(Figure scripts)
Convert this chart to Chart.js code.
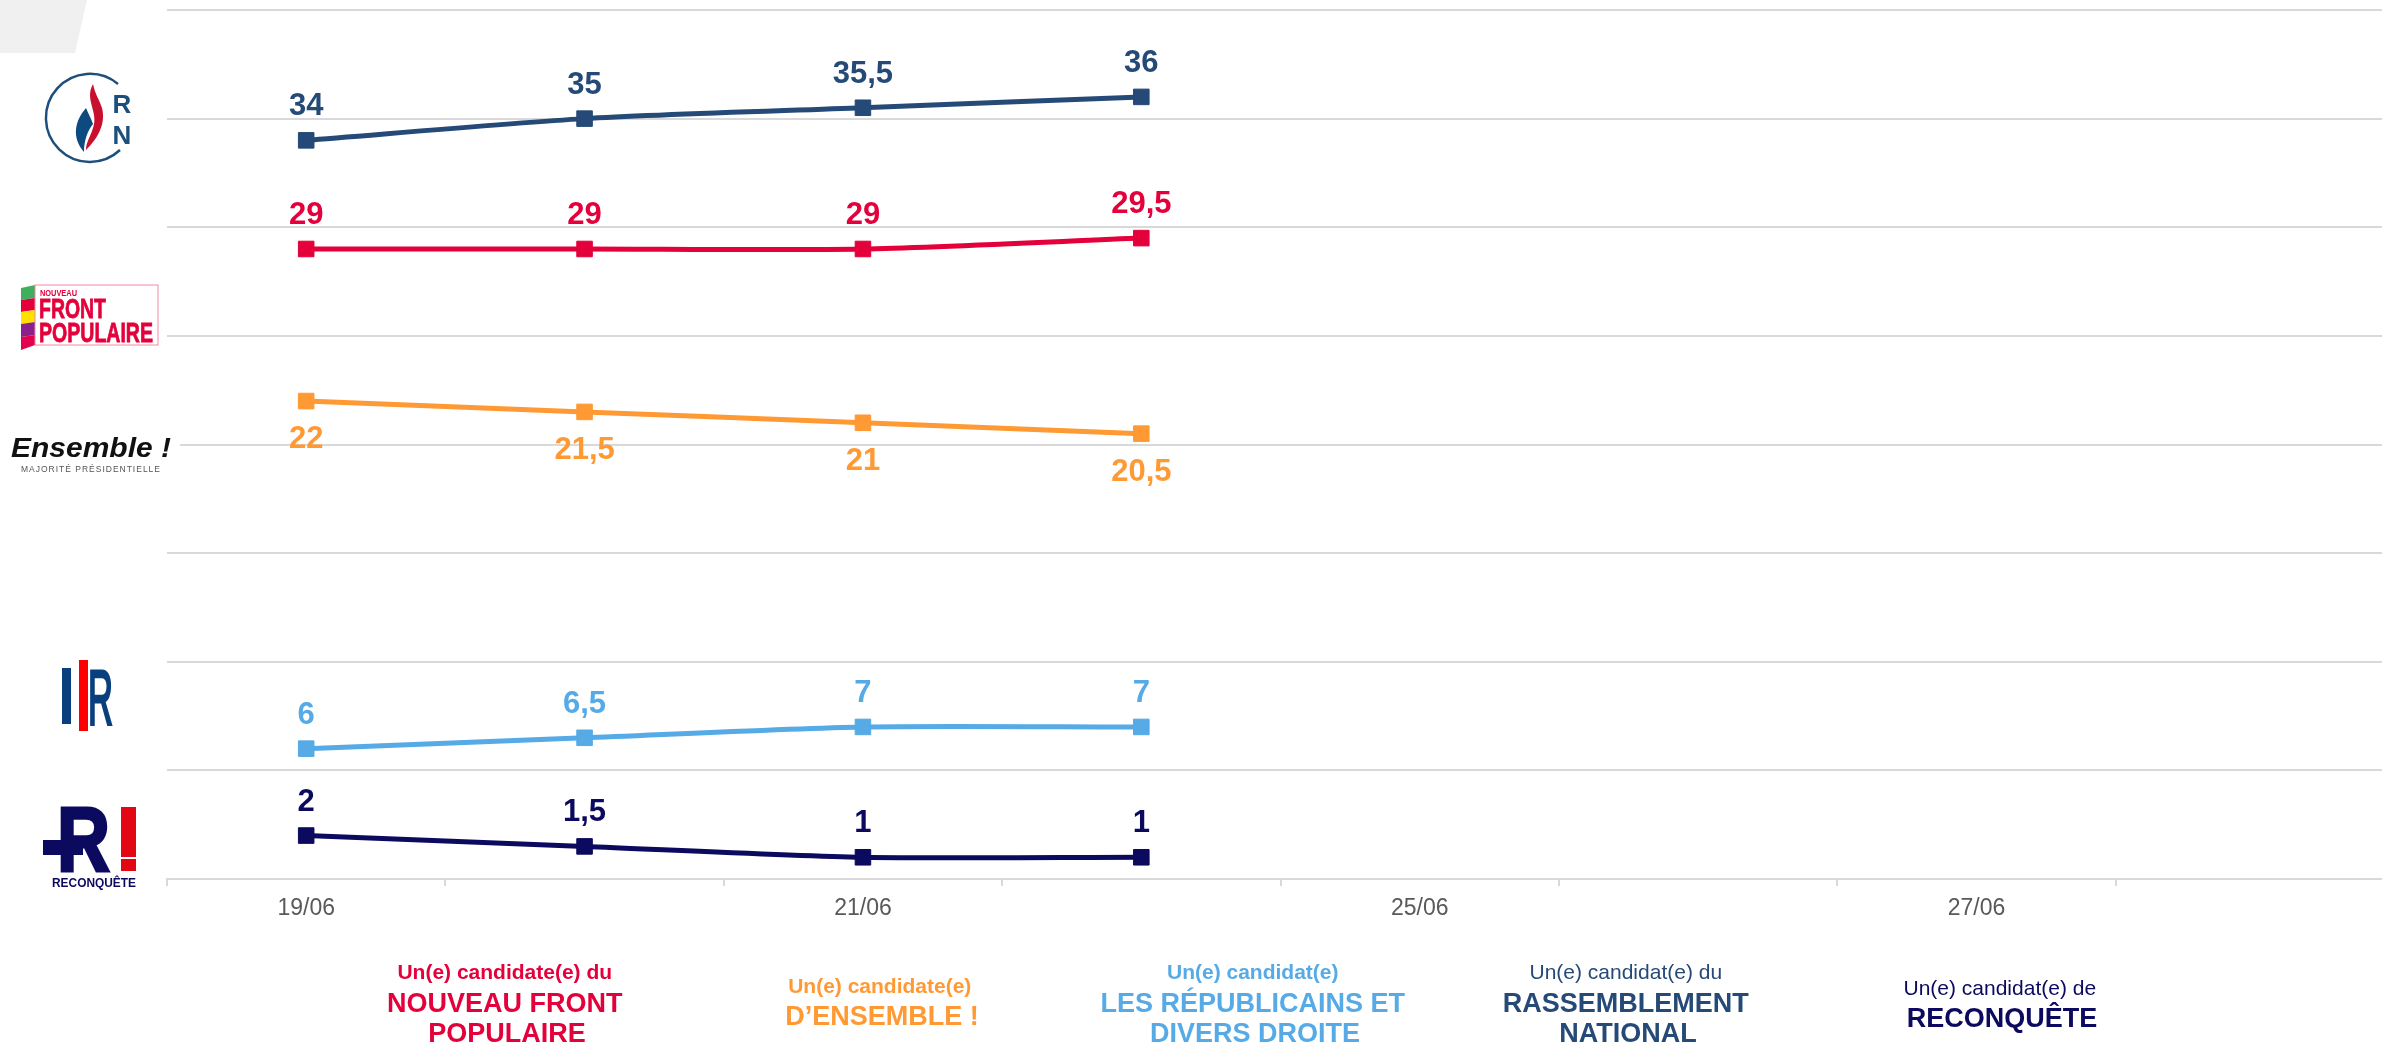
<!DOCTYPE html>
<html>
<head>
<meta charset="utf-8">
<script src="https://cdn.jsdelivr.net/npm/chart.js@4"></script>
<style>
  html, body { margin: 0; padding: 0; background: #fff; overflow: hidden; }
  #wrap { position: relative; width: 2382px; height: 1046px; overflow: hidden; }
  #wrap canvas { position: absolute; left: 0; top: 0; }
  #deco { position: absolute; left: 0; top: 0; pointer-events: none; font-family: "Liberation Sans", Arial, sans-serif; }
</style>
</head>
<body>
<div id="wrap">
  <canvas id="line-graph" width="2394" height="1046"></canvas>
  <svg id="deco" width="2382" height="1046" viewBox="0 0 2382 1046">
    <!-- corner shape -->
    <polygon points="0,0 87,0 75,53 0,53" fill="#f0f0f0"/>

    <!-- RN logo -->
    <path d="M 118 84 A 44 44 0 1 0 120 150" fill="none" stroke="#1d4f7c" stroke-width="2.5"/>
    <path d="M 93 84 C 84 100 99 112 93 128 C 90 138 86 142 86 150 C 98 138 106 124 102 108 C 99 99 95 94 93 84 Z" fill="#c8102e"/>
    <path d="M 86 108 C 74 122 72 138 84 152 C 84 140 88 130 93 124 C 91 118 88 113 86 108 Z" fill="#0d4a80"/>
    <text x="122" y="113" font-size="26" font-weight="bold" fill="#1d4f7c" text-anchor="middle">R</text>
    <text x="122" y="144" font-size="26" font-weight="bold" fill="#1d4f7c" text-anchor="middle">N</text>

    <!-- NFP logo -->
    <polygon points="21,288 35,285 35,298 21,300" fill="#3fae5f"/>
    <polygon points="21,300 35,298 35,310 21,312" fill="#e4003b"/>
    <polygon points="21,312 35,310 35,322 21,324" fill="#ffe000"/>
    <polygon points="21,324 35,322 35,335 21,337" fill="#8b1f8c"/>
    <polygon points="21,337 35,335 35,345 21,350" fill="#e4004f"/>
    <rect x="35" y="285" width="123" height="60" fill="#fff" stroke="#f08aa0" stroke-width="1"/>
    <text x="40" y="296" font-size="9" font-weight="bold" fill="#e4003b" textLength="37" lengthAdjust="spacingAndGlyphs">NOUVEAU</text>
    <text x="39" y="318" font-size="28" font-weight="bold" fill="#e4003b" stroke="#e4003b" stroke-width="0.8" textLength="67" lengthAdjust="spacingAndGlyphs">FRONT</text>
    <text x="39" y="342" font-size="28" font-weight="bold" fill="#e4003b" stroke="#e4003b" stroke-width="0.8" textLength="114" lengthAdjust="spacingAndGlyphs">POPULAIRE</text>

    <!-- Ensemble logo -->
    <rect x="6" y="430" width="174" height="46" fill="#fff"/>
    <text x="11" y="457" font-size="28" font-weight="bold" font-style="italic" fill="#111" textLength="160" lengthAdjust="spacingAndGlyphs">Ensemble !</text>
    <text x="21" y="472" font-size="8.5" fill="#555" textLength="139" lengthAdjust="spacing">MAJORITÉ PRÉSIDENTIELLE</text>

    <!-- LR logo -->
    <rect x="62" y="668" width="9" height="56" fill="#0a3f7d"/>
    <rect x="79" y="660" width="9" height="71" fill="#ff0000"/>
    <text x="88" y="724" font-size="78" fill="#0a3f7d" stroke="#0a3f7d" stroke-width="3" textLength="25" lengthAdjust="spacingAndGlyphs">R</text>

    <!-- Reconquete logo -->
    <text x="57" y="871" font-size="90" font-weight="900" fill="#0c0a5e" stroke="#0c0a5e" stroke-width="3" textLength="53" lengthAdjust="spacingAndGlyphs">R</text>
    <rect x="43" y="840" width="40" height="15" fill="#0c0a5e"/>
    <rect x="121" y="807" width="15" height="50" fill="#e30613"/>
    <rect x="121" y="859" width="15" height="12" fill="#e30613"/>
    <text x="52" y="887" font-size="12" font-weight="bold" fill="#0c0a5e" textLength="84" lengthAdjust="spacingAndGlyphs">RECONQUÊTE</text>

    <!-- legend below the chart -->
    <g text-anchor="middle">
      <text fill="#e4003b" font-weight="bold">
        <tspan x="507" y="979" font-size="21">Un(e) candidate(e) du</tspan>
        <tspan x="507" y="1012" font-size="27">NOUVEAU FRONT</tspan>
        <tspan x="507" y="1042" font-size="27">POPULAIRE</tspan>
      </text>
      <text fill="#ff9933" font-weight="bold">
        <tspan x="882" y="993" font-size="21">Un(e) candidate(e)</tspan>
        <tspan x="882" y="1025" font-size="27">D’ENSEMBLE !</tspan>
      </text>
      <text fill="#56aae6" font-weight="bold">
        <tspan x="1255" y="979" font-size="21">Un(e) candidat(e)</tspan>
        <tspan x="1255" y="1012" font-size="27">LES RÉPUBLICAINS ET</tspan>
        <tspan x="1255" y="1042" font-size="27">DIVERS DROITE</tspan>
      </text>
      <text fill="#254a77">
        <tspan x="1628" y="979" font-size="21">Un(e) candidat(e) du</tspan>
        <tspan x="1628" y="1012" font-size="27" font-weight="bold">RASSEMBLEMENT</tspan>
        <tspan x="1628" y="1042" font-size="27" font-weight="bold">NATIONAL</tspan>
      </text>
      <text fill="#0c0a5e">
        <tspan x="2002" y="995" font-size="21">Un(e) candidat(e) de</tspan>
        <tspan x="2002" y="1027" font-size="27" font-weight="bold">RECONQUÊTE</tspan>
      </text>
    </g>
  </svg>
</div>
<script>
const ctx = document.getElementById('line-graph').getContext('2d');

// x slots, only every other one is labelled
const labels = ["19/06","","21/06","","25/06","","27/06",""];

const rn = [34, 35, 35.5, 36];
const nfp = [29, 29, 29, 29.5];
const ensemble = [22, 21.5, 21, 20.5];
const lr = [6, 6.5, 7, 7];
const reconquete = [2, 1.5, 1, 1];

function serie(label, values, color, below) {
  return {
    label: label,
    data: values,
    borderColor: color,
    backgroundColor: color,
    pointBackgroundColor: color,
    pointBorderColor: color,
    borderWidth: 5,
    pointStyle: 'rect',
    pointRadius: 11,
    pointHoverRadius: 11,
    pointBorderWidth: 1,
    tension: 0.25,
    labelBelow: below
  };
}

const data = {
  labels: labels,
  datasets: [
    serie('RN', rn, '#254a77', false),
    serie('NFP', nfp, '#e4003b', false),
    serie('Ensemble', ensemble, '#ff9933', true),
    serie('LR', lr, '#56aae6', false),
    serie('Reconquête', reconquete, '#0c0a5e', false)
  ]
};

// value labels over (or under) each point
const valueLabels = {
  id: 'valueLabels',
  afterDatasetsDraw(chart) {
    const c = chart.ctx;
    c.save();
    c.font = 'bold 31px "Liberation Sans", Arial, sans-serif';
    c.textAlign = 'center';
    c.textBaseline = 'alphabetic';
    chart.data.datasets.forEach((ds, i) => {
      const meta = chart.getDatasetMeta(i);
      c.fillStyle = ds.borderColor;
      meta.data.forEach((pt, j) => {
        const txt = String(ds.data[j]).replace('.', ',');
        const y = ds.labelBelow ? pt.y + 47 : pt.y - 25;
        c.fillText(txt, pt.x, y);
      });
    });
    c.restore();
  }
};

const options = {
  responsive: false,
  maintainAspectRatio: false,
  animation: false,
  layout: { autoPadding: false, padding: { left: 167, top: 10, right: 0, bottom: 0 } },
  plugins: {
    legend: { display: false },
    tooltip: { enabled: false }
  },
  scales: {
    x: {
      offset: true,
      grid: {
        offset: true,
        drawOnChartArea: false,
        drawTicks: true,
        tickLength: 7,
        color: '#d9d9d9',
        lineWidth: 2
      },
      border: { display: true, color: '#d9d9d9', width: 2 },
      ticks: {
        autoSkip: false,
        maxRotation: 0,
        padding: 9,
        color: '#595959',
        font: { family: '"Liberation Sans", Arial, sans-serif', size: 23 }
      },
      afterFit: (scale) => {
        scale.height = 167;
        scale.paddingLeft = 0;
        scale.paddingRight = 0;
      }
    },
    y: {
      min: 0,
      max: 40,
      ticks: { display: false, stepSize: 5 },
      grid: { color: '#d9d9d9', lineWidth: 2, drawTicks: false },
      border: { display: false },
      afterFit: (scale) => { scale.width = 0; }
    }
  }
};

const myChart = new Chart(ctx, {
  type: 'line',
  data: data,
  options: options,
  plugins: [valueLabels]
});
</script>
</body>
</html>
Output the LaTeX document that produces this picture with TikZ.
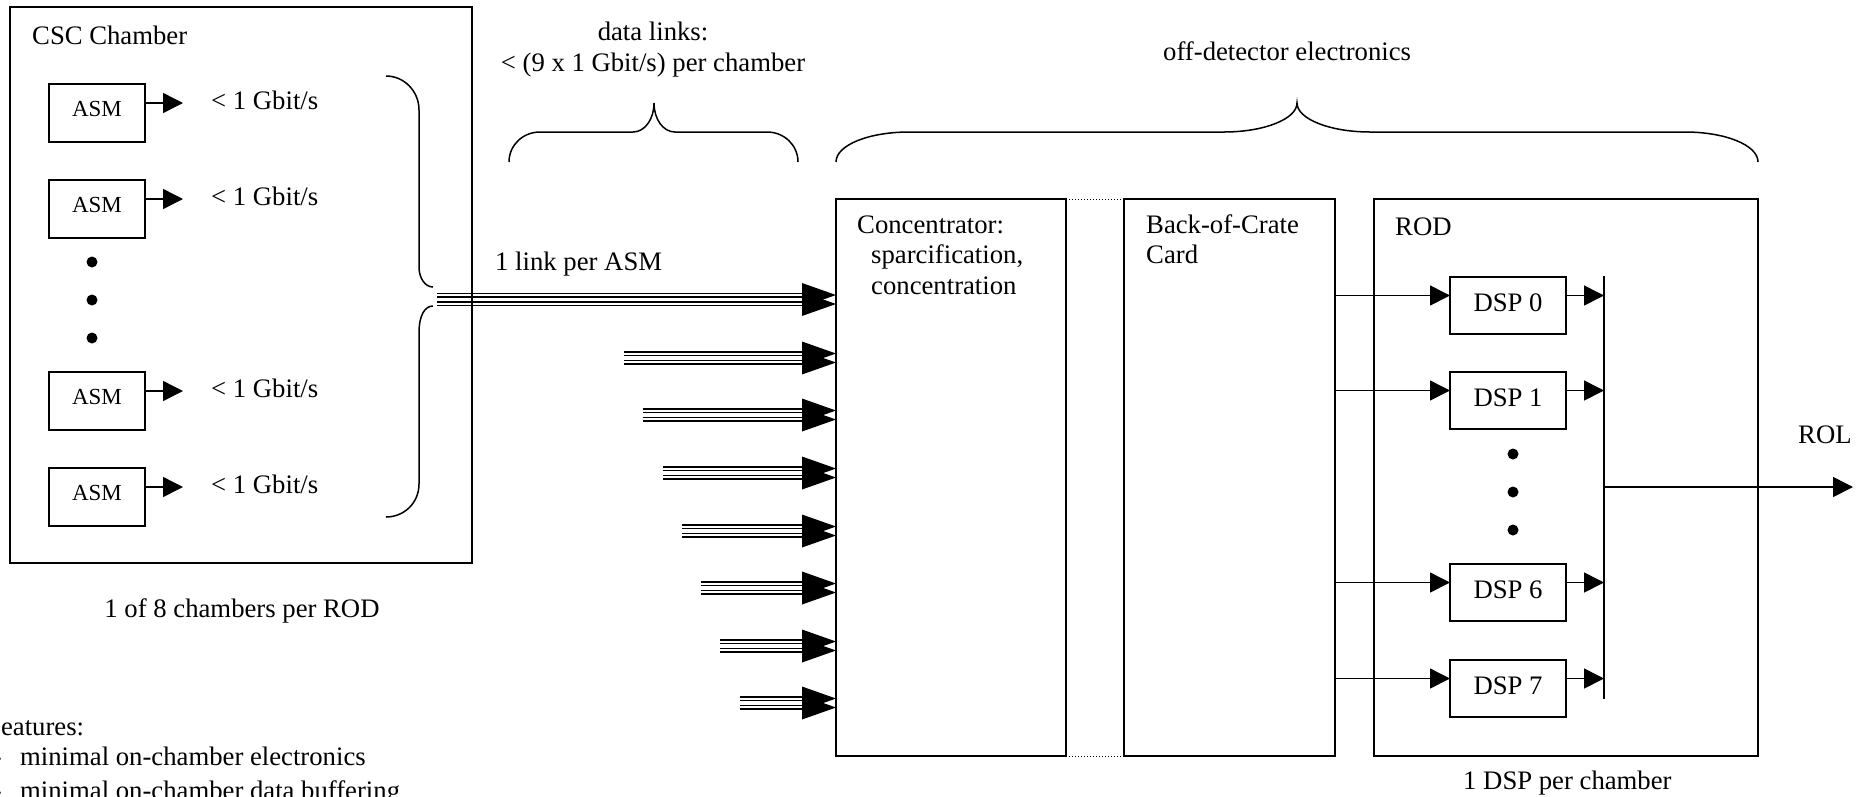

Stated exercise: Only a number is wanted: how many lines of the material include the word "document".

Reply: 2